## begin Data section
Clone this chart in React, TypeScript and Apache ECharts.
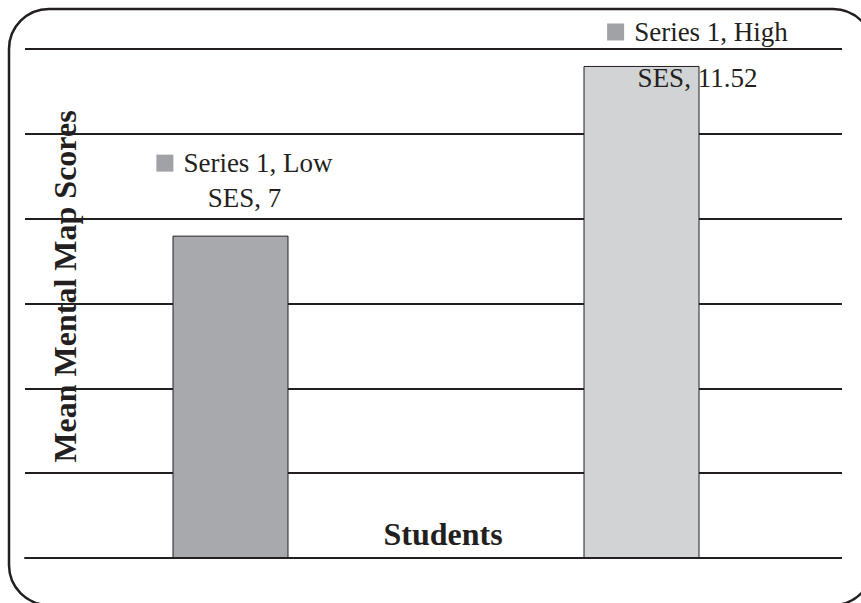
import React, { useEffect, useRef } from "react";
import * as echarts from "echarts";

const categories = ["Low SES", "High SES"];
const seriesName = "Series 1";
const barValues = [7.6, 11.6];
const labelValues = ["7", "11.52"];
const barColors = ["#a7a9ac", "#d1d3d4"];
const yTicks = [0, 2, 4, 6, 8, 10, 12];

const INK = "#231f20";
const FONT = "'Liberation Serif', 'Times New Roman', serif";

export default function App() {
  const ref = useRef<HTMLDivElement>(null);
  useEffect(() => {
    if (!ref.current) return;
    const chart = echarts.init(ref.current, null, { renderer: "svg" });
    const labelCfg = [
      { lineHeight: 35, distance: 20, offset: [14, 0] },
      { lineHeight: 46, distance: 5, offset: [56, 40] },
    ];
    const data = categories.map((c, i) => ({
      value: barValues[i],
      itemStyle: { color: barColors[i] },
      label: {
        show: true,
        position: "top",
        distance: labelCfg[i].distance,
        offset: labelCfg[i].offset,
        lineHeight: labelCfg[i].lineHeight,
        formatter: `{box|}{sp|}${seriesName}, ${c.split(" ")[0]}\n${c.split(" ")[1]}, ${labelValues[i]}`,
        rich: {
          box: { width: 17, height: 17, backgroundColor: "#a0a2a5", lineHeight: labelCfg[i].lineHeight },
          sp: { width: 10, lineHeight: labelCfg[i].lineHeight },
        },
      },
    }));
    const R = 40;
    const L = 9, T = 9, Rt = 873, B = 605;
    const arcStyle = { fill: "none", stroke: INK, lineWidth: 2.5 };
    chart.setOption({
      animation: false,
      backgroundColor: "#ffffff",
      grid: { left: 25, right: 14, top: 49, bottom: 45, outerBoundsMode: "none" },
      xAxis: {
        type: "category",
        data: categories,
        axisLine: { show: true, lineStyle: { color: INK, width: 2 } },
        axisTick: { show: false },
        axisLabel: { show: false },
        name: "Students",
        nameLocation: "middle",
        nameGap: -40,
        nameTextStyle: {
          fontFamily: FONT,
          fontWeight: "bold",
          fontSize: 32,
          color: INK,
          padding: [0, 0, 0, 14],
          verticalAlign: "top",
        },
      },
      yAxis: {
        type: "value",
        min: yTicks[0],
        max: yTicks[yTicks.length - 1],
        interval: yTicks[1] - yTicks[0],
        axisLine: { show: false },
        axisTick: { show: false },
        axisLabel: { show: false },
        splitLine: { show: true, lineStyle: { color: INK, width: 2 } },
        name: "Mean Mental Map Scores",
        nameLocation: "middle",
        nameRotate: 90,
        nameGap: -56,
        nameTextStyle: {
          fontFamily: FONT,
          fontWeight: "bold",
          fontSize: 32,
          color: INK,
          padding: [0, 0, 0, 34],
        },
      },
      series: [
        {
          type: "bar",
          name: seriesName,
          data,
          barWidth: 116,
          itemStyle: { borderColor: INK, borderWidth: 1 },
          label: {
            fontFamily: FONT,
            fontSize: 27,
            color: INK,
          },
          z: 3,
        },
      ],
      graphic: {
        elements: [
          {
            type: "rect",
            z: 50,
            silent: true,
            shape: { x: 842, y: 40, width: 30, height: 530 },
            style: { fill: "#ffffff" },
          },
          { type: "line", z: 60, silent: true, shape: { x1: L + R, y1: T, x2: Rt - R, y2: T }, style: arcStyle },
          { type: "line", z: 60, silent: true, shape: { x1: L, y1: T + R, x2: L, y2: B - R }, style: arcStyle },
          { type: "line", z: 60, silent: true, shape: { x1: L + R, y1: B, x2: Rt - R, y2: B }, style: arcStyle },
          { type: "line", z: 60, silent: true, shape: { x1: Rt, y1: T + R, x2: Rt, y2: B - R }, style: arcStyle },
          { type: "arc", z: 60, silent: true, shape: { cx: L + R, cy: T + R, r: R, startAngle: Math.PI, endAngle: Math.PI * 1.5, clockwise: true }, style: arcStyle },
          { type: "arc", z: 60, silent: true, shape: { cx: Rt - R, cy: T + R, r: R, startAngle: Math.PI * 1.5, endAngle: Math.PI * 2, clockwise: true }, style: arcStyle },
          { type: "arc", z: 60, silent: true, shape: { cx: Rt - R, cy: B - R, r: R, startAngle: 0, endAngle: Math.PI * 0.5, clockwise: true }, style: arcStyle },
          { type: "arc", z: 60, silent: true, shape: { cx: L + R, cy: B - R, r: R, startAngle: Math.PI * 0.5, endAngle: Math.PI, clockwise: true }, style: arcStyle },
        ],
      },
    });
    return () => chart.dispose();
  }, []);
  return (
    <div
      ref={ref}
      style={{ position: "fixed", left: 0, top: 0, width: 861, height: 603, background: "#fff" }}
    />
  );
}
## end Data section
→ **Stated problem**: From the opening line of the listing above through the line bearing "Serif', 'Times New", repeat each line exactly. Drop every picture.

→ **Completed exercise**:
Clone this chart in React, TypeScript and Apache ECharts.
import React, { useEffect, useRef } from "react";
import * as echarts from "echarts";

const categories = ["Low SES", "High SES"];
const seriesName = "Series 1";
const barValues = [7.6, 11.6];
const labelValues = ["7", "11.52"];
const barColors = ["#a7a9ac", "#d1d3d4"];
const yTicks = [0, 2, 4, 6, 8, 10, 12];

const INK = "#231f20";
const FONT = "'Liberation Serif', 'Times New Roman', serif";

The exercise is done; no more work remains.